**SET EXERCISE:**
Return the records from the first line through the line containing "ax.yaxis.set_label_coords(-0.081, 0.505)", and leave out the pictures.

**STORED ROWS:**
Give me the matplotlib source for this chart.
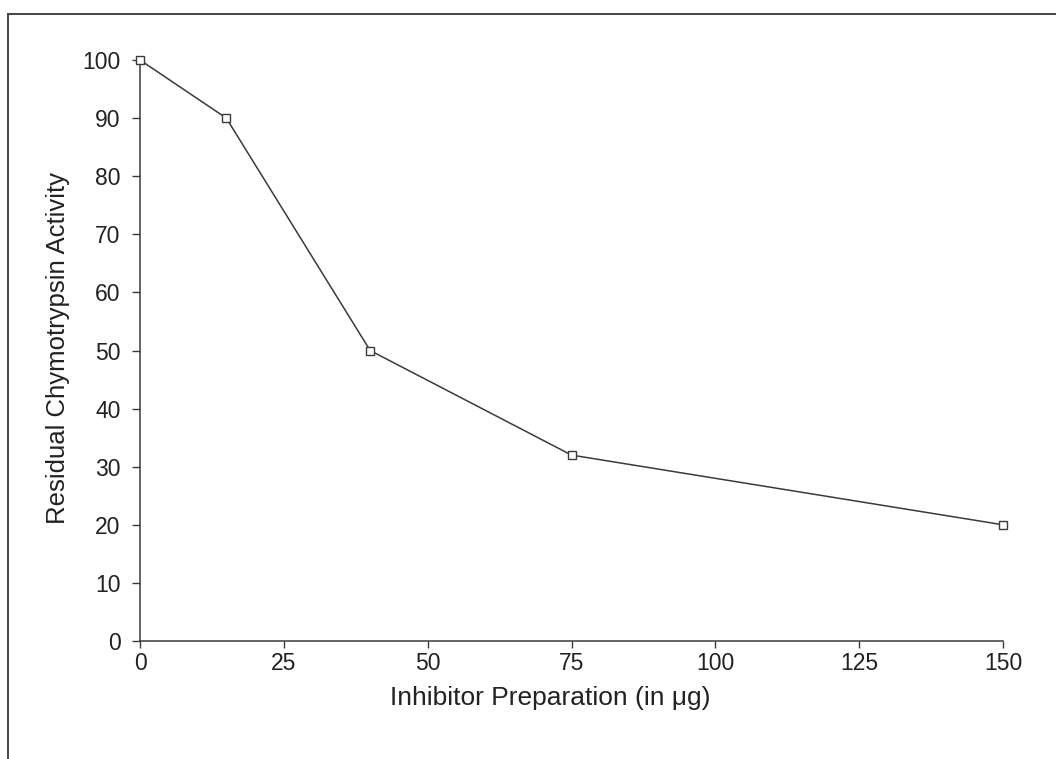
import numpy as np
import matplotlib.pyplot as plt
from matplotlib.lines import Line2D

plt.rcParams['font.family'] = ['Liberation Sans', 'DejaVu Sans']

# inhibitor amount (ug) vs residual activity (%)
dose = [0, 15, 40, 75, 150]
activity = [100, 90, 50, 32, 20]
xticks = [0, 25, 50, 75, 100, 125, 150]
yticks = [0, 10, 20, 30, 40, 50, 60, 70, 80, 90, 100]

ink = '#3a3a3a'

fig = plt.figure(figsize=(10.56, 7.59), dpi=100)
ax = fig.add_axes([0.1326, 0.1555, 0.8172, 0.7654])

ax.plot(dose, activity, color=ink, lw=1.1, marker='s', ms=6,
        mfc='white', mec=ink, mew=1.0, clip_on=False, zorder=3)

ax.set_xlim(0, 150)
ax.set_ylim(0, 100)
ax.set_xticks(xticks)
ax.set_yticks(yticks)
ax.spines['top'].set_visible(False)
ax.spines['right'].set_visible(False)
for s in ('left', 'bottom'):
    ax.spines[s].set_color(ink)
    ax.spines[s].set_linewidth(1.1)
ax.tick_params(direction='out', length=5, width=1.0, color=ink,
               labelsize=16.5, labelcolor='#222222', pad=3)
ax.tick_params(axis='y', length=6, pad=8)

ax.set_xlabel('Inhibitor Preparation (in \u03bcg)', fontsize=19, color='#222222')
ax.set_ylabel('Residual Chymotrypsin Activity', fontsize=18.5, color='#222222')
ax.xaxis.set_label_coords(0.475, -0.077)
ax.yaxis.set_label_coords(-0.081, 0.505)

# outer frame: top and left edges
fig.add_artist(Line2D([0.0076, 1.0], [0.9816, 0.9816], transform=fig.transFigure,
                      color='#444444', lw=1.4))
fig.add_artist(Line2D([0.0076, 0.0076], [0.0, 0.9816], transform=fig.transFigure,
                      color='#444444', lw=1.4))

fig.savefig('out.png', dpi=100)
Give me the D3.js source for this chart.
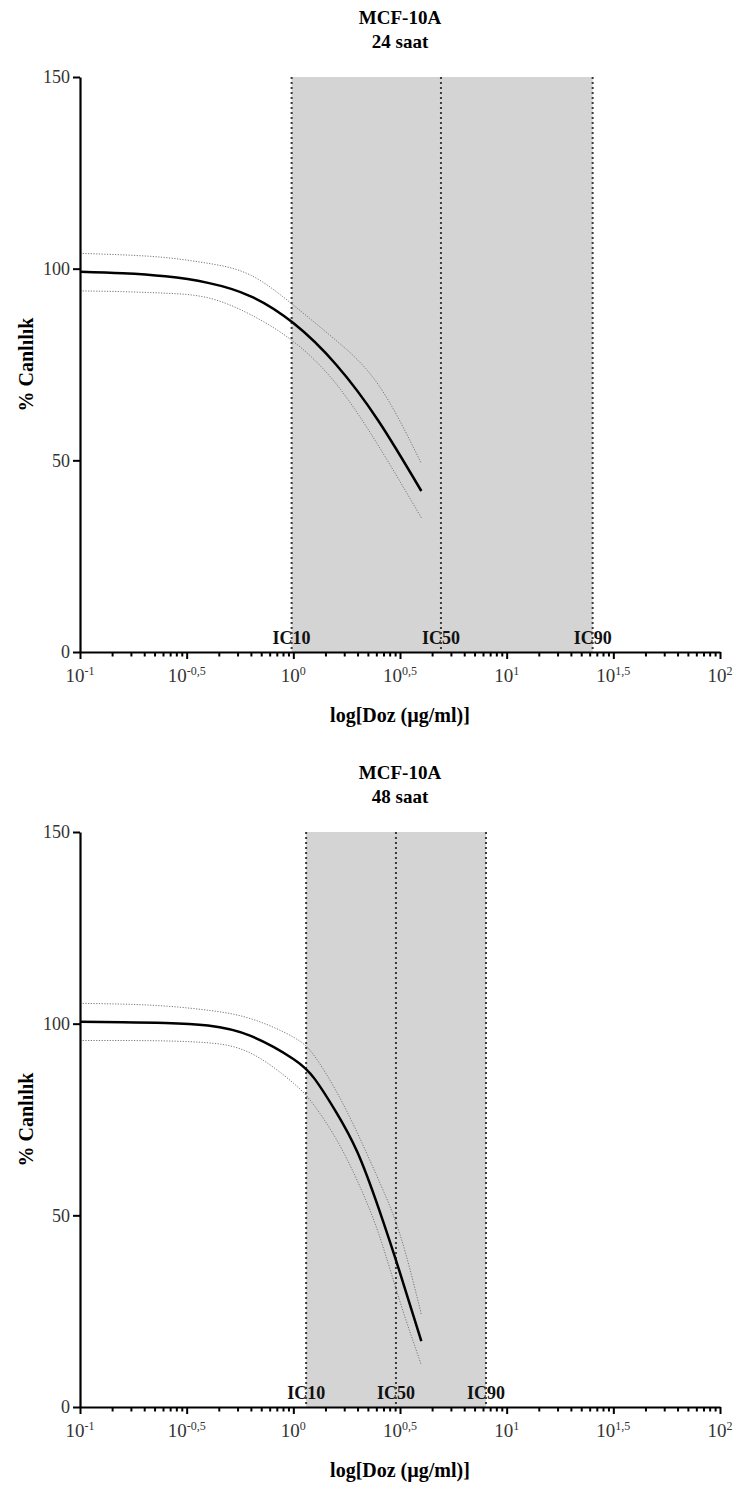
<!DOCTYPE html>
<html><head><meta charset="utf-8">
<script src="https://cdn.jsdelivr.net/npm/d3@7"></script>
<style>
body{margin:0;background:#fff}
text{font-family:"Liberation Serif","Times New Roman",serif}
</style>
</head><body>
<svg id="c" width="737" height="1485"></svg>
<script>
// ---- data (log10 of dose in µg/ml, % viability) ----
const logDose24 = [-1, -0.8, -0.6, -0.4, -0.2, 0, 0.2, 0.4, 0.6];
const fit24     = [99.2, 98.8, 98.0, 96.3, 92.8, 85.8, 75.0, 60.2, 42.0];
const upper24   = [104.0, 103.6, 102.9, 101.4, 98.3, 90.5, 81.3, 69.6, 49.2];
const lower24   = [94.2, 94.0, 93.6, 92.4, 88.0, 81.0, 70.0, 53.7, 35.0];
const icLog24   = [-0.008, 0.692, 1.403];

const logDose48 = [-1, -0.8, -0.6, -0.4, -0.2, 0, 0.1, 0.2, 0.3, 0.4, 0.5, 0.6];
const fit48     = [100.5, 100.4, 100.2, 99.5, 96.8, 90.8, 85.6, 77.0, 66.5, 51.8, 35.0, 17.2];
const upper48   = [105.3, 105.1, 104.6, 103.5, 101.3, 96.5, 91.5, 82.5, 71.5, 59.2, 45.0, 24.2];
const lower48   = [95.6, 95.6, 95.5, 95.0, 92.3, 84.5, 78.5, 70.0, 59.0, 45.2, 27.5, 11.0];
const icLog48   = [0.06, 0.481, 0.903];

const icNames = ["IC10", "IC50", "IC90"];
const xMajorExp = [-1, -0.5, 0, 0.5, 1, 1.5, 2];
const xMajorLabel = ["-1", "-0,5", "0", "0,5", "1", "1,5", "2"];
const yTicks = [0, 50, 100, 150];
const titles = [["MCF-10A", "24 saat"], ["MCF-10A", "48 saat"]];
const yTitle = "% Canlılık";
const xTitle = "log[Doz (µg/ml)]";

const svg = d3.select("#c");
const x = d3.scaleLog().domain([0.1, 100]).range([80, 720]);
const y = d3.scaleLinear().domain([0, 150]).range([652, 77]);

const majorVals = xMajorExp.map(e => Math.pow(10, e));
const minorVals = [];
xMajorExp.slice(0, -1).forEach(s => {
  for (let k = 2; k <= 9; k++) minorVals.push(Math.pow(10, s + Math.log10(k) / 2));
});

function draw(offset, title, logDose, fit, upper, lower, icLog) {
  const g = svg.append("g").attr("transform", `translate(0,${offset})`);
  const ic = icLog.map(v => Math.pow(10, v));

  // shaded IC10-IC90 region
  g.append("rect")
    .attr("x", x(ic[0])).attr("y", y(150))
    .attr("width", x(ic[2]) - x(ic[0])).attr("height", y(0) - y(150))
    .attr("fill", "#d4d4d4");

  // titles
  g.append("text").attr("x", 400).attr("y", 24).attr("text-anchor", "middle")
    .attr("font-weight", "bold").attr("font-size", 19).text(title[0]);
  g.append("text").attr("x", 400).attr("y", 48).attr("text-anchor", "middle")
    .attr("font-weight", "bold").attr("font-size", 19).text(title[1]);

  // IC labels
  g.selectAll(".icl").data(ic).enter().append("text")
    .attr("x", d => x(d)).attr("y", 644).attr("text-anchor", "middle")
    .attr("font-weight", "bold").attr("font-size", 18).attr("fill", "#111")
    .text((d, i) => icNames[i]);

  // IC dotted lines
  g.selectAll(".icline").data(ic).enter().append("line")
    .attr("x1", d => x(d)).attr("x2", d => x(d))
    .attr("y1", y(150)).attr("y2", y(0))
    .attr("stroke", "#3a3a3a").attr("stroke-width", 2)
    .attr("stroke-dasharray", "2,3");

  const pts = (vals) => logDose.map((l, i) => [Math.pow(10, l), vals[i]]);
  const line = d3.line().x(d => x(d[0])).y(d => y(d[1])).curve(d3.curveNatural);

  [upper, lower].forEach(v => {
    g.append("path").attr("d", line(pts(v))).attr("fill", "none")
      .attr("stroke", "#777").attr("stroke-width", 1)
      .attr("stroke-dasharray", "1.2,1.5");
  });
  g.append("path").attr("d", line(pts(fit))).attr("fill", "none")
    .attr("stroke", "#000").attr("stroke-width", 2.5);

  // y axis
  const ya = g.append("g").attr("transform", "translate(80,0)")
    .call(d3.axisLeft(y).tickValues(yTicks).tickSize(7).tickSizeOuter(0).tickPadding(3));
  ya.select(".domain").attr("stroke", "#000").attr("stroke-width", 2.2);
  ya.selectAll(".tick line").attr("stroke", "#000").attr("stroke-width", 2);
  ya.selectAll(".tick text").attr("font-size", 18).attr("fill", "#333")
    .attr("font-family", "Liberation Serif");

  // x axis
  const xa = g.append("g").attr("transform", `translate(0,${y(0)})`)
    .call(d3.axisBottom(x).tickValues(majorVals).tickSize(7).tickSizeOuter(0).tickFormat(""));
  xa.select(".domain").attr("stroke", "#000").attr("stroke-width", 2.2);
  xa.selectAll(".tick line").attr("stroke", "#000").attr("stroke-width", 2);
  const xm = g.append("g").attr("transform", `translate(0,${y(0)})`)
    .call(d3.axisBottom(x).tickValues(minorVals).tickSize(4.5).tickSizeOuter(0).tickFormat(""));
  xm.select(".domain").remove();
  xm.selectAll(".tick line").attr("stroke", "#000").attr("stroke-width", 2);

  // x tick labels
  const lab = g.selectAll(".xl").data(majorVals).enter().append("text")
    .attr("x", d => x(d)).attr("y", 682).attr("text-anchor", "middle")
    .attr("fill", "#333").attr("font-size", 19);
  lab.append("tspan").text("10");
  lab.append("tspan").attr("font-size", 12).attr("dy", -7).text((d, i) => xMajorLabel[i]);

  // axis titles
  g.append("text").attr("x", 400).attr("y", 722).attr("text-anchor", "middle")
    .attr("font-weight", "bold").attr("font-size", 20).text(xTitle);
  g.append("text").attr("transform", `translate(33,${(y(0) + y(150)) / 2}) rotate(-90)`)
    .attr("text-anchor", "middle").attr("font-weight", "bold").attr("font-size", 20)
    .text(yTitle);
}

draw(0, titles[0], logDose24, fit24, upper24, lower24, icLog24);
draw(755, titles[1], logDose48, fit48, upper48, lower48, icLog48);
</script>
</body></html>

**WRITTEN SOLUTION:**
Give me the matplotlib source for this chart.
import numpy as np
import matplotlib.pyplot as plt
from matplotlib.lines import Line2D

plt.rcParams['font.family'] = ['Liberation Sans', 'DejaVu Sans']

# inhibitor amount (ug) vs residual activity (%)
dose = [0, 15, 40, 75, 150]
activity = [100, 90, 50, 32, 20]
xticks = [0, 25, 50, 75, 100, 125, 150]
yticks = [0, 10, 20, 30, 40, 50, 60, 70, 80, 90, 100]

ink = '#3a3a3a'

fig = plt.figure(figsize=(10.56, 7.59), dpi=100)
ax = fig.add_axes([0.1326, 0.1555, 0.8172, 0.7654])

ax.plot(dose, activity, color=ink, lw=1.1, marker='s', ms=6,
        mfc='white', mec=ink, mew=1.0, clip_on=False, zorder=3)

ax.set_xlim(0, 150)
ax.set_ylim(0, 100)
ax.set_xticks(xticks)
ax.set_yticks(yticks)
ax.spines['top'].set_visible(False)
ax.spines['right'].set_visible(False)
for s in ('left', 'bottom'):
    ax.spines[s].set_color(ink)
    ax.spines[s].set_linewidth(1.1)
ax.tick_params(direction='out', length=5, width=1.0, color=ink,
               labelsize=16.5, labelcolor='#222222', pad=3)
ax.tick_params(axis='y', length=6, pad=8)

ax.set_xlabel('Inhibitor Preparation (in \u03bcg)', fontsize=19, color='#222222')
ax.set_ylabel('Residual Chymotrypsin Activity', fontsize=18.5, color='#222222')
ax.xaxis.set_label_coords(0.475, -0.077)
ax.yaxis.set_label_coords(-0.081, 0.505)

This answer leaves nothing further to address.